**Data excerpt:**
+--
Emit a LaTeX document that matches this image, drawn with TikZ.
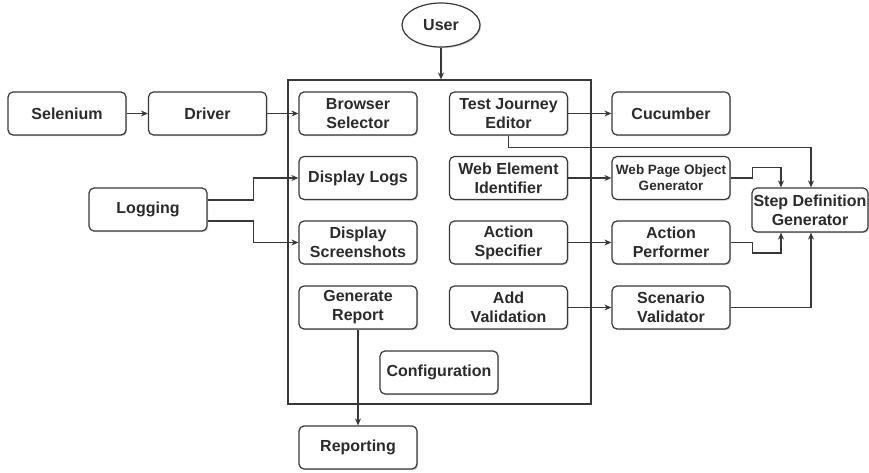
\documentclass[tikz,border=0pt]{standalone}
\usepackage{fontspec}
\setmainfont{Liberation Sans}
\usetikzlibrary{arrows.meta,shadows,calc,shapes.geometric}
\definecolor{ink}{HTML}{2B2B2B}
\definecolor{edge}{HTML}{383838}
\begin{document}
\begin{tikzpicture}[x=1pt,y=-1pt,
  every node/.style={text=ink,font=\fontsize{16}{19}\selectfont\bfseries},
  block/.style={draw=edge,line width=1.2pt,rounded corners=5pt,fill=white,
    minimum width=118pt,minimum height=43pt,inner sep=1pt,align=center,
    drop shadow={shadow xshift=1.2pt,shadow yshift=-1.2pt,opacity=0.35}},
  frame/.style={draw=edge,line width=1.2pt,fill=white,inner sep=0pt,
    drop shadow={shadow xshift=1.2pt,shadow yshift=-1.2pt,opacity=0.35}},
  arr/.style={draw=edge,line width=1.1pt,-{Stealth[length=7pt,width=6pt]}}]
\useasboundingbox (0,0) rectangle (869,473);

% central application frame
\node[frame,minimum width=303pt,minimum height=324pt] (app) at (439.5,242) {};

% user
\node[draw=edge,line width=1.2pt,ellipse,fill=white,minimum width=78pt,minimum height=44pt,inner sep=0pt,
  drop shadow={shadow xshift=1.2pt,shadow yshift=-1.2pt,opacity=0.35}] (user) at (441,25) {User};

% left column
\node[block] (sel) at (67,113.5) {Selenium};
\node[block] (drv) at (207.5,113.5) {Driver};
\node[block] (log) at (148,209.5) {Logging};

% inside the frame
\node[block] (bsel) at (358,113.5) {Browser\\Selector};
\node[block] (dlog) at (358,178) {Display Logs};
\node[block] (dshot) at (358,242.5) {Display\\Screenshots};
\node[block] (grep) at (358,307.5) {Generate\\Report};
\node[block] (tje) at (508.5,113.5) {Test Journey\\Editor};
\node[block] (wei) at (508.5,178) {Web Element\\Identifier};
\node[block] (aspec) at (508.5,242.5) {Action\\Specifier};
\node[block] (aval) at (508.5,307.5) {Add\\Validation};
\node[block] (conf) at (439,372.5) {Configuration};

% below the frame
\node[block] (rep) at (358,447.5) {Reporting};

% right column
\node[block] (cuc) at (671,113.5) {Cucumber};
\node[block,font=\fontsize{13.5}{16}\selectfont\bfseries] (wpog) at (671,178) {Web Page Object\\Generator};
\node[block] (aperf) at (671,242.5) {Action\\Performer};
\node[block] (sval) at (671,307.5) {Scenario\\Validator};
\node[block,minimum width=116pt,minimum height=44pt] (sdg) at (810,210) {Step Definition\\Generator};

% connectors
\draw[arr] (user.south) -- (user.south |- app.north);
\draw[arr] (sel.east) -- (drv.west);
\draw[arr] (drv.east) -- (bsel.west);
\draw[arr] ([yshift=9.5pt]log.east) -- ++(46,0) |- (dlog.west);
\draw[arr] ([yshift=-11.5pt]log.east) -- ++(46,0) |- (dshot.west);
\draw[arr] (tje.east) -- (cuc.west);
\draw[arr] (tje.south) -- ++(0,11.5) -| ([xshift=1pt]sdg.north);
\draw[arr] (wei.east) -- (wpog.west);
\draw[arr] (wpog.east) -- ++(22,0) -- ++(0,-10.5) -| ([xshift=-29pt]sdg.north);
\draw[arr] (aspec.east) -- (aperf.west);
\draw[arr] (aperf.east) -- ++(22,0) -- ++(0,10.5) -| ([xshift=-29pt]sdg.south);
\draw[arr] (aval.east) -- (sval.west);
\draw[arr] (sval.east) -| ([xshift=1pt]sdg.south);
\draw[arr] (grep.south) -- (rep.north);
\end{tikzpicture}
\end{document}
+--
In your copy of the listing above, reproduce each line exactly and omit all pictures.

Emit a LaTeX document that matches this image, drawn with TikZ.
\documentclass[tikz,border=0pt]{standalone}
\usepackage{fontspec}
\setmainfont{Liberation Sans}
\usetikzlibrary{arrows.meta,shadows,calc,shapes.geometric}
\definecolor{ink}{HTML}{2B2B2B}
\definecolor{edge}{HTML}{383838}
\begin{document}
\begin{tikzpicture}[x=1pt,y=-1pt,
  every node/.style={text=ink,font=\fontsize{16}{19}\selectfont\bfseries},
  block/.style={draw=edge,line width=1.2pt,rounded corners=5pt,fill=white,
    minimum width=118pt,minimum height=43pt,inner sep=1pt,align=center,
    drop shadow={shadow xshift=1.2pt,shadow yshift=-1.2pt,opacity=0.35}},
  frame/.style={draw=edge,line width=1.2pt,fill=white,inner sep=0pt,
    drop shadow={shadow xshift=1.2pt,shadow yshift=-1.2pt,opacity=0.35}},
  arr/.style={draw=edge,line width=1.1pt,-{Stealth[length=7pt,width=6pt]}}]
\useasboundingbox (0,0) rectangle (869,473);

% central application frame
\node[frame,minimum width=303pt,minimum height=324pt] (app) at (439.5,242) {};

% user
\node[draw=edge,line width=1.2pt,ellipse,fill=white,minimum width=78pt,minimum height=44pt,inner sep=0pt,
  drop shadow={shadow xshift=1.2pt,shadow yshift=-1.2pt,opacity=0.35}] (user) at (441,25) {User};

% left column
\node[block] (sel) at (67,113.5) {Selenium};
\node[block] (drv) at (207.5,113.5) {Driver};
\node[block] (log) at (148,209.5) {Logging};

% inside the frame
\node[block] (bsel) at (358,113.5) {Browser\\Selector};
\node[block] (dlog) at (358,178) {Display Logs};
\node[block] (dshot) at (358,242.5) {Display\\Screenshots};
\node[block] (grep) at (358,307.5) {Generate\\Report};
\node[block] (tje) at (508.5,113.5) {Test Journey\\Editor};
\node[block] (wei) at (508.5,178) {Web Element\\Identifier};
\node[block] (aspec) at (508.5,242.5) {Action\\Specifier};
\node[block] (aval) at (508.5,307.5) {Add\\Validation};
\node[block] (conf) at (439,372.5) {Configuration};

% below the frame
\node[block] (rep) at (358,447.5) {Reporting};

% right column
\node[block] (cuc) at (671,113.5) {Cucumber};
\node[block,font=\fontsize{13.5}{16}\selectfont\bfseries] (wpog) at (671,178) {Web Page Object\\Generator};
\node[block] (aperf) at (671,242.5) {Action\\Performer};
\node[block] (sval) at (671,307.5) {Scenario\\Validator};
\node[block,minimum width=116pt,minimum height=44pt] (sdg) at (810,210) {Step Definition\\Generator};

% connectors
\draw[arr] (user.south) -- (user.south |- app.north);
\draw[arr] (sel.east) -- (drv.west);
\draw[arr] (drv.east) -- (bsel.west);
\draw[arr] ([yshift=9.5pt]log.east) -- ++(46,0) |- (dlog.west);
\draw[arr] ([yshift=-11.5pt]log.east) -- ++(46,0) |- (dshot.west);
\draw[arr] (tje.east) -- (cuc.west);
\draw[arr] (tje.south) -- ++(0,11.5) -| ([xshift=1pt]sdg.north);
\draw[arr] (wei.east) -- (wpog.west);
\draw[arr] (wpog.east) -- ++(22,0) -- ++(0,-10.5) -| ([xshift=-29pt]sdg.north);
\draw[arr] (aspec.east) -- (aperf.west);
\draw[arr] (aperf.east) -- ++(22,0) -- ++(0,10.5) -| ([xshift=-29pt]sdg.south);
\draw[arr] (aval.east) -- (sval.west);
\draw[arr] (sval.east) -| ([xshift=1pt]sdg.south);
\draw[arr] (grep.south) -- (rep.north);
\end{tikzpicture}
\end{document}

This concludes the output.